Normally at this time of year, shipping a load of apples from Washington to the East Coast runs about $9,400 per load, said Josue Gutierrez, transportation manager for Sage Fruit Co. of Yakima. This year it’s about $11,000. Intermodal rates are high, too, he said.
Due to the lack of economic activity caused by the coronavirus, trucks come less often from the East, making them more scarce in the Pacific Northwest, which produces most of the apples. Some trucking companies shut down entirely, Gutierrez said. Retailers and brokers have been more willing than usual this year to make multiple stops to fill up partial loads, he said.
The high trucking prices also pit apple growing regions against each other, said Steve Smith, marketing and business development director at Washington Fruit and Produce Co. of Yakima. Freight costs naturally go up with distance. He has noticed truck prices from Yakima to the East Coast running between $8 and $12 per box, unusually high, he said.

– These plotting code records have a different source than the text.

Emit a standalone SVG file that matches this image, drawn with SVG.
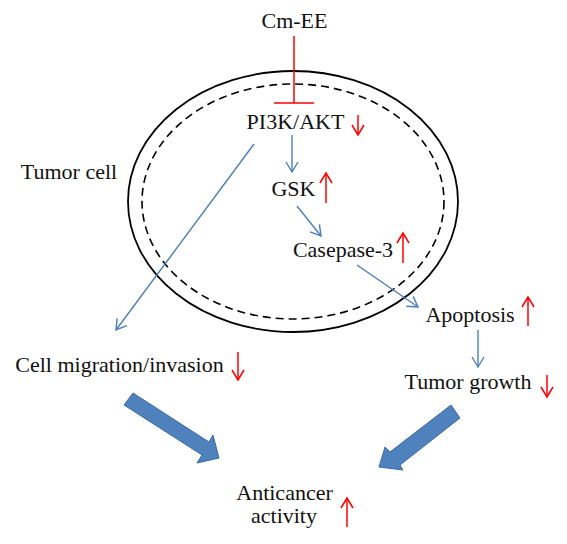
<svg xmlns="http://www.w3.org/2000/svg" width="567" height="544" viewBox="0 0 567 544">
<style>
text{font-family:"Liberation Serif","Times New Roman",serif;font-size:22px;fill:#111;text-anchor:middle}
.b{stroke:#4a7ebb;stroke-width:1.4;fill:none}
.r{stroke:#ff0000;stroke-width:1.5;fill:none}
.big{fill:#4f81bd;stroke:#3d6ba3;stroke-width:1}
</style>
<defs>
<marker id="mb" markerUnits="userSpaceOnUse" markerWidth="14" markerHeight="14" refX="11" refY="7" orient="auto">
<path d="M1,1 L11,7 L1,13" fill="none" stroke="#4a7ebb" stroke-width="1.4"/>
</marker>
<marker id="mr" markerUnits="userSpaceOnUse" markerWidth="14" markerHeight="14" refX="11" refY="7" orient="auto">
<path d="M1,1 L11,7 L1,13" fill="none" stroke="#ff0000" stroke-width="1.5"/>
</marker>
</defs>
<rect width="567" height="544" fill="#fff"/>
<g id="cell">
<ellipse cx="293" cy="201.5" rx="165" ry="130.5" fill="none" stroke="#000" stroke-width="1.8"/>
<ellipse cx="293" cy="201.5" rx="151" ry="117.5" fill="none" stroke="#000" stroke-width="1.6" stroke-dasharray="8 5"/>
<text x="69" y="179">Tumor cell</text>
</g>
<g id="cmee"><text x="294.5" y="28">Cm-EE</text></g>
<g id="pi3k"><text x="295.5" y="129">PI3K/AKT</text><line class="r" x1="358" y1="115" x2="358" y2="135" marker-end="url(#mr)"/></g>
<g id="gsk"><text x="293.5" y="196">GSK</text><line class="r" x1="326" y1="203" x2="326" y2="173" marker-end="url(#mr)"/></g>
<g id="casepase"><text x="343" y="257">Casepase-3</text><line class="r" x1="403" y1="263" x2="403" y2="233" marker-end="url(#mr)"/></g>
<g id="migration"><text x="119.5" y="372">Cell migration/invasion</text><line class="r" x1="238" y1="352" x2="238" y2="380" marker-end="url(#mr)"/></g>
<g id="apoptosis"><text x="470" y="322">Apoptosis</text><line class="r" x1="528" y1="326" x2="528" y2="297" marker-end="url(#mr)"/></g>
<g id="growth"><text x="468" y="389">Tumor growth</text><line class="r" x1="547" y1="375" x2="547" y2="397" marker-end="url(#mr)"/></g>
<g id="anticancer"><text x="284.5" y="500">Anticancer</text><text x="284" y="523">activity</text><line class="r" x1="347" y1="527" x2="347" y2="498" marker-end="url(#mr)"/></g>
<g id="connectors">
<line class="r" x1="294" y1="36" x2="294" y2="103"/>
<line class="r" x1="274" y1="103" x2="314" y2="103"/>
<line class="b" x1="292" y1="135" x2="292" y2="172" marker-end="url(#mb)"/>
<line class="b" x1="297" y1="206" x2="321" y2="236" marker-end="url(#mb)"/>
<line class="b" x1="357" y1="265" x2="418" y2="307" marker-end="url(#mb)"/>
<line class="b" x1="478" y1="330" x2="478" y2="367" marker-end="url(#mb)"/>
<line class="b" x1="254" y1="144" x2="116" y2="330" marker-end="url(#mb)"/>
<polygon class="big" points="133,393 209,442 213,435 219,458 197,463 202,455 124,405"/>
<polygon class="big" points="451,405 390,452 385,447 379,467 403,470 400,465 460,418"/>
</g>
</svg>
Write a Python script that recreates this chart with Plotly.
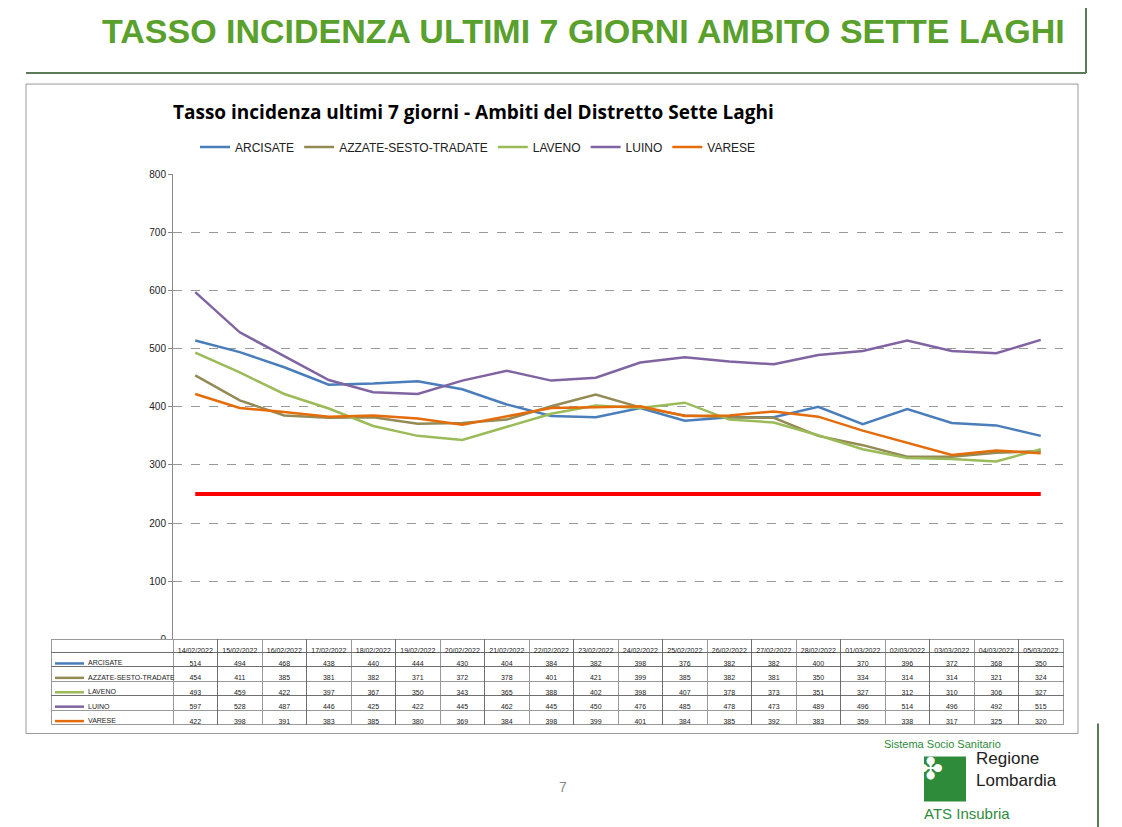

That gives Michigan and New York growers a geographical advantage in Eastern population centers. The Washington label on apples commands a price premium, but that will carry retailers only so far, he said.
Rising freight costs also intensify the competition for shelf space with other fruits and vegetables. If retailers try to raise prices of apples from $1.69 per pound to $1.99, oranges at 99 cents per pound start to look more attractive.
All these freight dynamics wash out onto the initial producer. “It’s a very important component to the grower,” Smith said.
Jessup predicted all the changes will have long-term effects. For one, the trucking industry will only speed up its move toward autonomous vehicles, electric-powered trucks and hydrogen fuel cell-powered trucks, he said.
Meanwhile, Jessup is concerned about the coronavirus’ toll on the nation’s transportation infrastructure. The American Society of Civil Engineers already gives the country’s highways and bridges poor grades, and the coronavirus has taken a big bite from state transportation budgets, which rely heavily on gas taxes.
There might be some shift to source food locally but no overall shortening of the supply chain, he said, as some economists have predicted. The masses will still shop at Costco and Walmart, and those retailers will purchase from reliable producers wherever they are in the country. The population will simply be too large for anything else. By 2045, America’s population will grow by 70 million, according to a 2017 report by the U.S. Department of Transportation. That’s about the current size of New York, Florida and Texas combined.
“Do you think you’re going to source all that food … from a locally grown CSA?” Jessup said.